Accuracy in Media

President Trump is vulnerable and angry and believes he is unprotected, particularly with the “Russia investigation steamrolling ahead,” according to an anonymously sourced story on his inner thought processes in the Washington Post.

Such stories—anonymous insiders saying Trump is on the ledge—have become common in the Post.

Under a headline that declared without evidence “Trump feels angry, unprotected amid mounting crises,” Post White House staffers Ashley Parker and Philip Rucker pointed to Trump’s remarks about Attorney General Jeff Sessions as proof the president is losing his grip.

“President Trump’s declaration that ‘I don’t have an attorney general’ was not merely the cry of an executive feeling betrayed by a subordinate.

“It was also a raw expression of vulnerability and anger from a president who associates say increasingly believes he is unprotected – with the Russia investigation steamrolling ahead, anonymous administration officials seeking to undermine him and the specter of impeachment proceedings, should the Democrats retake the House on Nov. 6.”
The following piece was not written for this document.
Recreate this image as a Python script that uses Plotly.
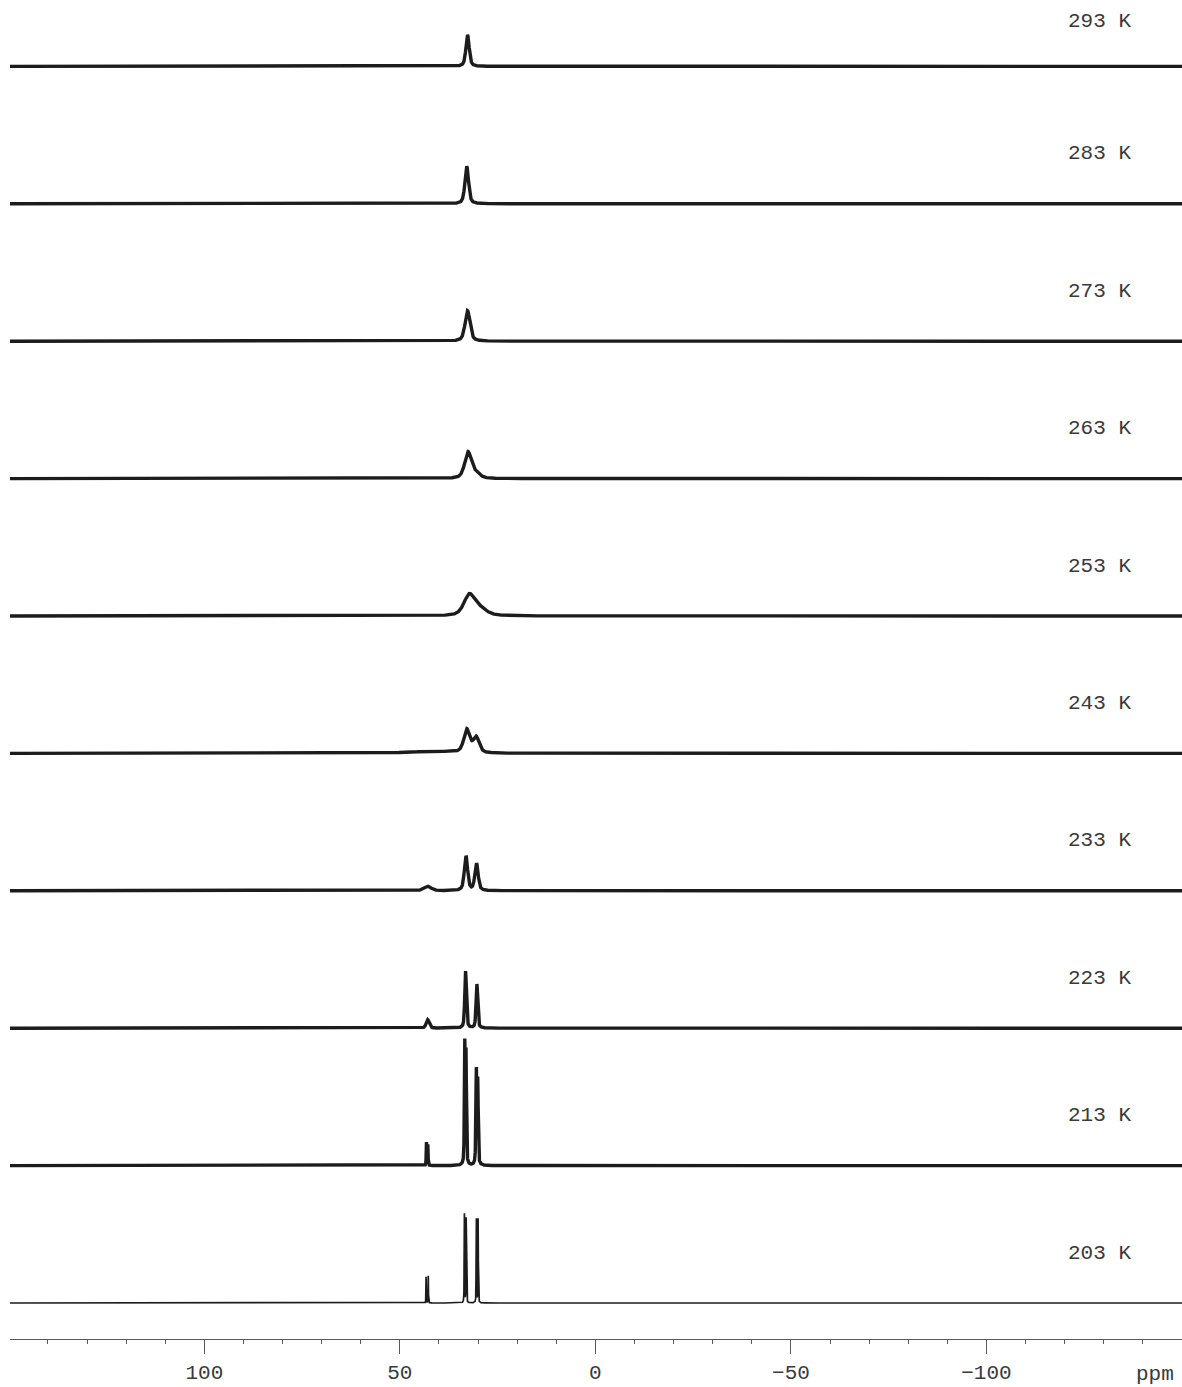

Trump has bashed Sessions repeatedly for recusing himself from the Russia investigation and failing to investigate misdeeds in the Department of Justice and FBI concerning their investigations of Russian involvement in the 2016 election.

But Trump saying, “I don’t have an attorney general; it’s very sad,” to The Hill “brought his criticism to a new level.”

Parker and Rucker said all this panic may be hard to detect by normal Americans.

“Publicly, at least, Trump is going through the ordinary motions of being president,” they wrote. “He met with the visiting president of Poland and on Wednesday toured the flood-ravaged Carolinas to survey damage from Hurricane Florence. He also prepared to hit the campaign trail with rallies in Nevada on Thursday and in Missouri on Friday, and next week he will host scores of foreign dignitaries at the United Nations General Assembly in Manhattan.”

Later, it notes that “in some respects, Trump has maintained a sanguine outlook.” He’s been “uncharacteristically calm about the plea deal” for former campaign manager Paul Manafort and even told reporters he’s not worried about Manafort cooperating with special counsel Robert Mueller’s investigation into Russian involvement in the 2016 presidential election. “I believe that he will tell the truth. And if he tells the truth, no problem,” it quotes Trump as saying.

He has supported his embattled Supreme Court nominee Brett Kavanaugh, the story notes, but he has held off on criticizing his accuser, whom he has said should be heard.

But anonymous sources say things aren’t rosy at all.

“Behind the scenes … Trump is confronting broadsides from every direction – legal, political and personal,” Rucker and Parker wrote.

His family and longtime loyalists don’t know who to trust, particular after they were “rattled by a pair of devastating, unauthorized insider accounts this month from inside the White House,” they wrote, referring to an anonymous op-ed published in the New York Times that the administration now suspects was written by someone outside the White House and Bob Woodward’s book, “Fear,” which several cabinet members, past and present, have said characterized their roles and remarks inaccurately.

“Everybody in the White House now has to look around and ask, ‘Who’s taping? Who’s leaking? And who’s on their way out the door?’ It’s becoming a game of survival,’” the Post wrote, quoting a “Republican strategist who works in close coordination with the White House, who spoke on the condition of anonymity to speak candidly.”

And it’s not just White House officials who should be worried, it’s the American people as well, the Post says. It quotes Joyce Vance, President Obama’s Democrat appointee as U.S. Attorney for Alabama, saying Trump is a threat to the rule of law.

“Trump doesn’t just blur the lines, he flat out tries to eradicate those lines,” Vance said. “He wants a consigliere, not an attorney general. On the one hand, it’s a pitiful thing to watch, but it’s also deadly serious because the attorney general does not protect the president. The attorney general protects the American people. And the fact that we have a president who doesn’t understand that is alarming.”